In winter, harsher elements such as rain and wind can have a real impact on your backyard pool. Many pool owners will choose to switch off their pool equipment and cover up during the winter months to cut electricity and chemical costs.
However, this can be at the detriment of the pool. Not only does this risk damaging expensive filtration and sanitation components, it can also damage the overall design of the pool.
Regularly maintaining your pool during the winter months will ensure that it operates as it should – saving on costs later down the track.
This blog will act as a guide to keeping your home’s swimming pool in the best possible condition as the colder weather starts to set it in.
1. Keep your pool clean
Brush the walls and floor. After this start vacuuming your pool every two or three weeks to prevent nasty algae from building up.
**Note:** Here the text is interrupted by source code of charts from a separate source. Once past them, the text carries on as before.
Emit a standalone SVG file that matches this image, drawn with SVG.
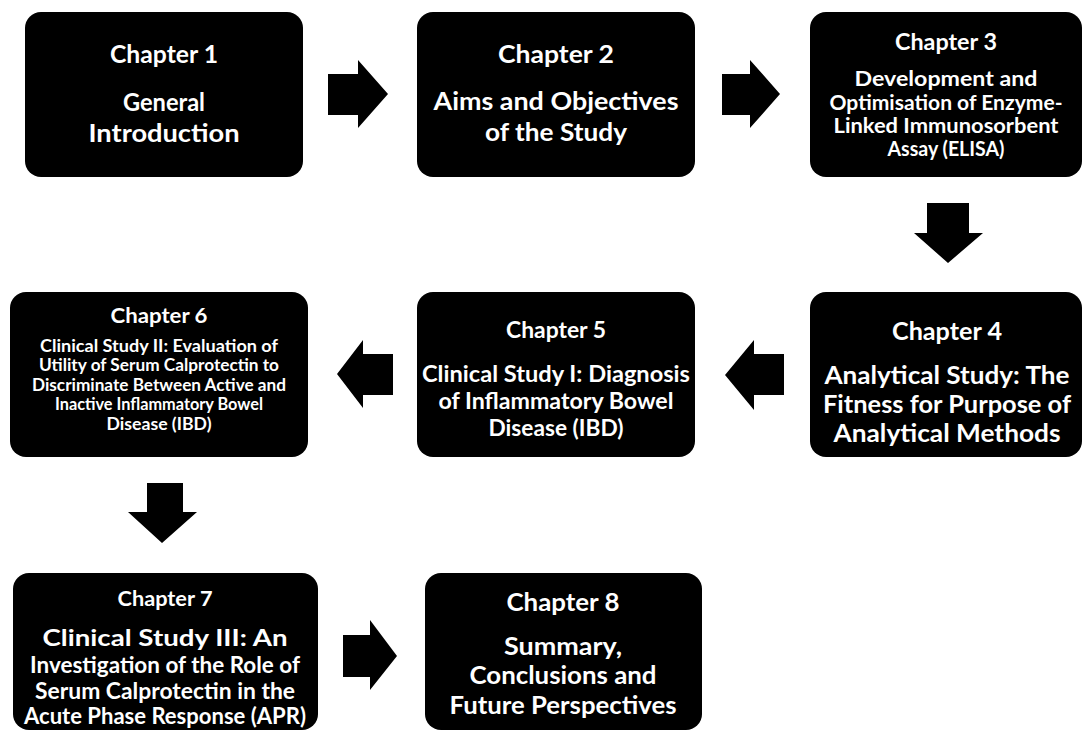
<svg xmlns="http://www.w3.org/2000/svg" width="1084" height="731" viewBox="0 0 1084 731">
<style>
.box{fill:#000}
.t{fill:#fff;font-family:Lato,"Open Sans","DejaVu Sans",sans-serif;font-weight:bold;text-anchor:middle}
.arr{fill:#000}
</style>
<rect width="1084" height="731" fill="#fff"/>
<g id="node-ch1">
<rect class="box" x="25" y="12" width="278" height="165" rx="16"/>
<text class="t" x="164" y="63" font-size="24.5" textLength="108" lengthAdjust="spacingAndGlyphs">Chapter 1</text>
<text class="t" x="164" y="111" font-size="25" textLength="82" lengthAdjust="spacingAndGlyphs">General</text>
<text class="t" x="164" y="142" font-size="25" textLength="151" lengthAdjust="spacingAndGlyphs">Introduction</text>
</g>
<g id="node-ch2">
<rect class="box" x="417" y="12" width="278" height="165" rx="16"/>
<text class="t" x="556" y="63" font-size="25.5" textLength="116" lengthAdjust="spacingAndGlyphs">Chapter 2</text>
<text class="t" x="556" y="110" font-size="25.5" textLength="245" lengthAdjust="spacingAndGlyphs">Aims and Objectives</text>
<text class="t" x="556" y="141" font-size="25.5" textLength="142" lengthAdjust="spacingAndGlyphs">of the Study</text>
</g>
<g id="node-ch3">
<rect class="box" x="810" y="12" width="272" height="165" rx="16"/>
<text class="t" x="946" y="50" font-size="22.5" textLength="102" lengthAdjust="spacingAndGlyphs">Chapter 3</text>
<text class="t" x="946" y="86" font-size="20" textLength="183" lengthAdjust="spacingAndGlyphs">Development and</text>
<text class="t" x="946" y="110" font-size="20" textLength="233" lengthAdjust="spacingAndGlyphs">Optimisation of Enzyme-</text>
<text class="t" x="946" y="133" font-size="20" textLength="225" lengthAdjust="spacingAndGlyphs">Linked Immunosorbent</text>
<text class="t" x="946" y="156" font-size="20" textLength="117" lengthAdjust="spacingAndGlyphs">Assay (ELISA)</text>
</g>
<g id="node-ch4">
<rect class="box" x="810" y="292" width="272" height="165" rx="16"/>
<text class="t" x="947" y="340" font-size="24.5" textLength="110" lengthAdjust="spacingAndGlyphs">Chapter 4</text>
<text class="t" x="947" y="384" font-size="25" textLength="245" lengthAdjust="spacingAndGlyphs">Analytical Study: The</text>
<text class="t" x="947" y="413" font-size="25" textLength="248" lengthAdjust="spacingAndGlyphs">Fitness for Purpose of</text>
<text class="t" x="947" y="442" font-size="25" textLength="227" lengthAdjust="spacingAndGlyphs">Analytical Methods</text>
</g>
<g id="node-ch5">
<rect class="box" x="417" y="292" width="278" height="165" rx="16"/>
<text class="t" x="556" y="338" font-size="22.5" textLength="100" lengthAdjust="spacingAndGlyphs">Chapter 5</text>
<text class="t" x="556" y="382" font-size="23" textLength="268" lengthAdjust="spacingAndGlyphs">Clinical Study I: Diagnosis</text>
<text class="t" x="556" y="409" font-size="23" textLength="235" lengthAdjust="spacingAndGlyphs">of Inflammatory Bowel</text>
<text class="t" x="556" y="436" font-size="23" textLength="135" lengthAdjust="spacingAndGlyphs">Disease (IBD)</text>
</g>
<g id="node-ch6">
<rect class="box" x="10" y="292" width="298" height="165" rx="16"/>
<text class="t" x="159" y="323" font-size="21.5" textLength="97" lengthAdjust="spacingAndGlyphs">Chapter 6</text>
<text class="t" x="159" y="352" font-size="16.5" textLength="238" lengthAdjust="spacingAndGlyphs">Clinical Study II: Evaluation of</text>
<text class="t" x="159" y="371" font-size="16.5" textLength="240" lengthAdjust="spacingAndGlyphs">Utility of Serum Calprotectin to</text>
<text class="t" x="159" y="391" font-size="16.5" textLength="254" lengthAdjust="spacingAndGlyphs">Discriminate Between Active and</text>
<text class="t" x="159" y="410" font-size="16.5" textLength="208" lengthAdjust="spacingAndGlyphs">Inactive Inflammatory Bowel</text>
<text class="t" x="159" y="430" font-size="16.5" textLength="105" lengthAdjust="spacingAndGlyphs">Disease (IBD)</text>
</g>
<g id="node-ch7">
<rect class="box" x="13" y="573" width="305" height="157" rx="16"/>
<text class="t" x="165" y="606" font-size="21.5" textLength="95" lengthAdjust="spacingAndGlyphs">Chapter 7</text>
<text class="t" x="165" y="646" font-size="22" textLength="245" lengthAdjust="spacingAndGlyphs">Clinical Study III: An</text>
<text class="t" x="165" y="673" font-size="22" textLength="270" lengthAdjust="spacingAndGlyphs">Investigation of the Role of</text>
<text class="t" x="165" y="699" font-size="22" textLength="260" lengthAdjust="spacingAndGlyphs">Serum Calprotectin in the</text>
<text class="t" x="165" y="724" font-size="22" textLength="282" lengthAdjust="spacingAndGlyphs">Acute Phase Response (APR)</text>
</g>
<g id="node-ch8">
<rect class="box" x="425" y="573" width="277" height="157" rx="16"/>
<text class="t" x="563" y="611" font-size="25" textLength="113" lengthAdjust="spacingAndGlyphs">Chapter 8</text>
<text class="t" x="563" y="655" font-size="25" textLength="118" lengthAdjust="spacingAndGlyphs">Summary,</text>
<text class="t" x="563" y="684" font-size="25" textLength="187" lengthAdjust="spacingAndGlyphs">Conclusions and</text>
<text class="t" x="563" y="714" font-size="25" textLength="227" lengthAdjust="spacingAndGlyphs">Future Perspectives</text>
</g>
<g id="connectors">
<path class="arr" d="M328,74 H358 V60 L388,94 L358,128 V115 H328 Z"/>
<path class="arr" d="M722,74 H750 V60 L780,94 L750,128 V115 H722 Z"/>
<path class="arr" d="M927,203 H969 V233 H983 L948,263 L914,233 H927 Z"/>
<path class="arr" d="M784,354 H754 V340 L725,375 L754,410 V395 H784 Z"/>
<path class="arr" d="M393,354 H363 V340 L337,374 L363,408 V395 H393 Z"/>
<path class="arr" d="M147,483 H183 V512 H197 L162,543 L128,512 H147 Z"/>
<path class="arr" d="M343,635 H370 V620 L397,656 L370,690 V677 H343 Z"/>
</g>
</svg>
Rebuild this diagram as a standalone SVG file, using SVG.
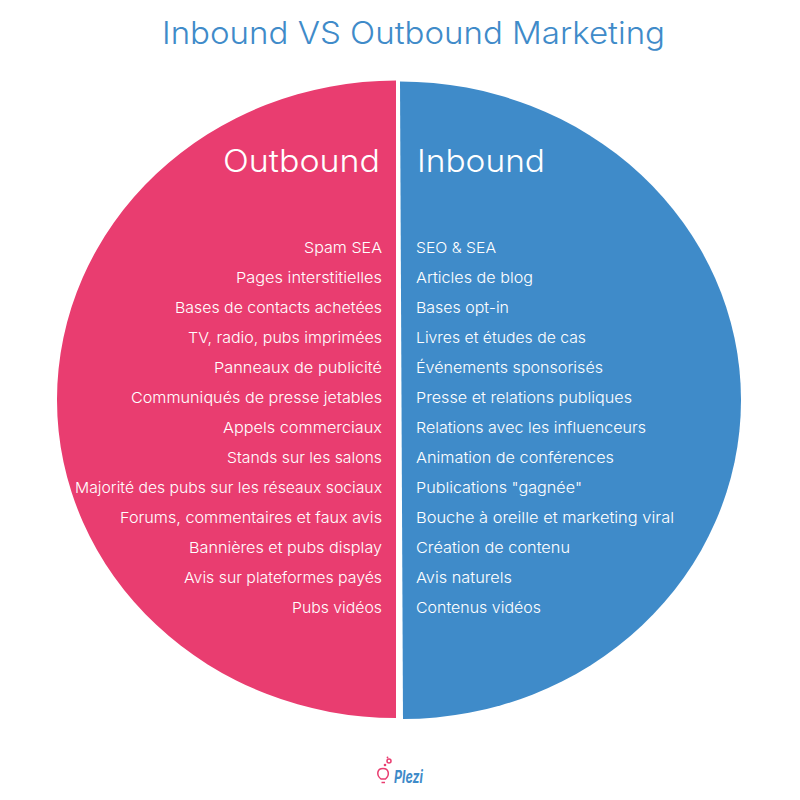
<svg xmlns="http://www.w3.org/2000/svg" width="800" height="800" viewBox="0 0 800 800">
<style>
text{font-family:Inter,"Open Sans","Liberation Sans",sans-serif}
.t{fill:#3f8bc9;font-size:31px;font-weight:300}
.h{fill:#fff;font-size:31px;font-weight:300}
.i{fill:#fff;font-size:15px;font-weight:300}
.e{text-anchor:end}
</style>
<rect width="800" height="800" fill="#fff"/>
<text id="title" class="t" x="162" y="44" textLength="503" lengthAdjust="spacingAndGlyphs">Inbound VS Outbound Marketing</text>
<g id="outbound">
<path d="M396 80.500A339 319 0 0 0 57 400A339 318 0 0 0 396 718Z" fill="#e93d70"/>
<text class="h e" x="380" y="172" textLength="157" lengthAdjust="spacingAndGlyphs">Outbound</text>
<text class="i e" x="382" y="253" textLength="78" lengthAdjust="spacingAndGlyphs">Spam SEA</text>
<text class="i e" x="382" y="283" textLength="146" lengthAdjust="spacingAndGlyphs">Pages interstitielles</text>
<text class="i e" x="382" y="313" textLength="207" lengthAdjust="spacingAndGlyphs">Bases de contacts achetées</text>
<text class="i e" x="382" y="343" textLength="194" lengthAdjust="spacingAndGlyphs">TV, radio, pubs imprimées</text>
<text class="i e" x="382" y="373" textLength="168" lengthAdjust="spacingAndGlyphs">Panneaux de publicité</text>
<text class="i e" x="382" y="403" textLength="251" lengthAdjust="spacingAndGlyphs">Communiqués de presse jetables</text>
<text class="i e" x="382" y="433" textLength="159" lengthAdjust="spacingAndGlyphs">Appels commerciaux</text>
<text class="i e" x="382" y="463" textLength="155" lengthAdjust="spacingAndGlyphs">Stands sur les salons</text>
<text class="i e" x="382" y="493" textLength="307" lengthAdjust="spacingAndGlyphs">Majorité des pubs sur les réseaux sociaux</text>
<text class="i e" x="382" y="523" textLength="262" lengthAdjust="spacingAndGlyphs">Forums, commentaires et faux avis</text>
<text class="i e" x="382" y="553" textLength="193" lengthAdjust="spacingAndGlyphs">Bannières et pubs display</text>
<text class="i e" x="382" y="583" textLength="198" lengthAdjust="spacingAndGlyphs">Avis sur plateformes payés</text>
<text class="i e" x="382" y="613" textLength="90" lengthAdjust="spacingAndGlyphs">Pubs vidéos</text>
</g>
<g id="inbound">
<path d="M400 81.500A341 318.500 0 0 1 741 400A338 319 0 0 1 403 719Z" fill="#3f8bc9"/>
<text class="h" x="417" y="172" textLength="128" lengthAdjust="spacingAndGlyphs">Inbound</text>
<text class="i" x="416" y="253" textLength="80" lengthAdjust="spacingAndGlyphs">SEO &amp; SEA</text>
<text class="i" x="416" y="283" textLength="117" lengthAdjust="spacingAndGlyphs">Articles de blog</text>
<text class="i" x="416" y="313" textLength="93" lengthAdjust="spacingAndGlyphs">Bases opt-in</text>
<text class="i" x="416" y="343" textLength="170" lengthAdjust="spacingAndGlyphs">Livres et études de cas</text>
<text class="i" x="416" y="373" textLength="187" lengthAdjust="spacingAndGlyphs">Événements sponsorisés</text>
<text class="i" x="416" y="403" textLength="216" lengthAdjust="spacingAndGlyphs">Presse et relations publiques</text>
<text class="i" x="416" y="433" textLength="230" lengthAdjust="spacingAndGlyphs">Relations avec les influenceurs</text>
<text class="i" x="416" y="463" textLength="198" lengthAdjust="spacingAndGlyphs">Animation de conférences</text>
<text class="i" x="416" y="493" textLength="166" lengthAdjust="spacingAndGlyphs">Publications "gagnée"</text>
<text class="i" x="416" y="523" textLength="258" lengthAdjust="spacingAndGlyphs">Bouche à oreille et marketing viral</text>
<text class="i" x="416" y="553" textLength="154" lengthAdjust="spacingAndGlyphs">Création de contenu</text>
<text class="i" x="416" y="583" textLength="96" lengthAdjust="spacingAndGlyphs">Avis naturels</text>
<text class="i" x="416" y="613" textLength="125" lengthAdjust="spacingAndGlyphs">Contenus vidéos</text>
</g>
<g id="logo">
<g fill="none" stroke="#e93d70" stroke-width="1.500">
<path d="M381 779C376 775 377 768.500 383 768.500C389 768.500 390 775 385.500 779Z"/>
<path d="M381.500 782.500H385"/>
<circle cx="389" cy="761" r="2"/>
</g>
<circle cx="385" cy="765" r="1.300" fill="#e93d70"/>
<circle cx="387.500" cy="757.500" r="0.900" fill="#e93d70"/>
<text x="394" y="782.500" font-size="18" font-weight="700" font-style="italic" fill="#3f8bc9" textLength="29" lengthAdjust="spacingAndGlyphs">Plezi</text>
</g>
</svg>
Ensure that your skimmer baskets and pump’s lint basket are clean to ensure you have an efficiently working filtration system.
2. Balance your pool water
The pH level of your pool need to be between 7.2 and 7.6. This can be checked easily if you take an elbow-deep water sample and add the appropriate treatment to bring your pool to its correct pH level.
3. Clean your filters
Ensure that you regularly clean your pool’s filter, otherwise any grease or oil deposits will harden over the winter months, making the filter more difficult to clean in the summer and spring.
4. Check your chlorine levels
For a clean and clear-looking pool, you will need to maintain your pool’s available chlorine throughout winter at a constant level of 2-3 parts per million (PPM). If you’re using a salt chlorinator and a pool blanket, you can reduce the output of the chlorinator to 1-2 PPM, as chemicals and chlorine will be trapped and cause a spike in chlorine levels, and this is a possible risk to your pool equipment.
5. Using shock treatment
If you regularly shock your pool it will help to remove organic and inorganic wastes (known as chloramines). These include sweat, sun cream, bird excrement and dead insects. Using shock treatment will ensure that sanitiser is focussed on killing bacteria and algae as opposed to these contaminants.
6. Reducing the running times of your filter
Your filter should operate either three or four hours every day during winter. If you’re using a timer, make sure you adjust it. You can save a lot of money if you switch the filter on during the off-peak period of winter.
7. Cover your pool
Covering your pool will mean there is less cleaning for you to do with less organic material for algae and insects to feed on. Using pool covers and blankets will also help to minimise the evaporation of chemicals, which will save you both time and money.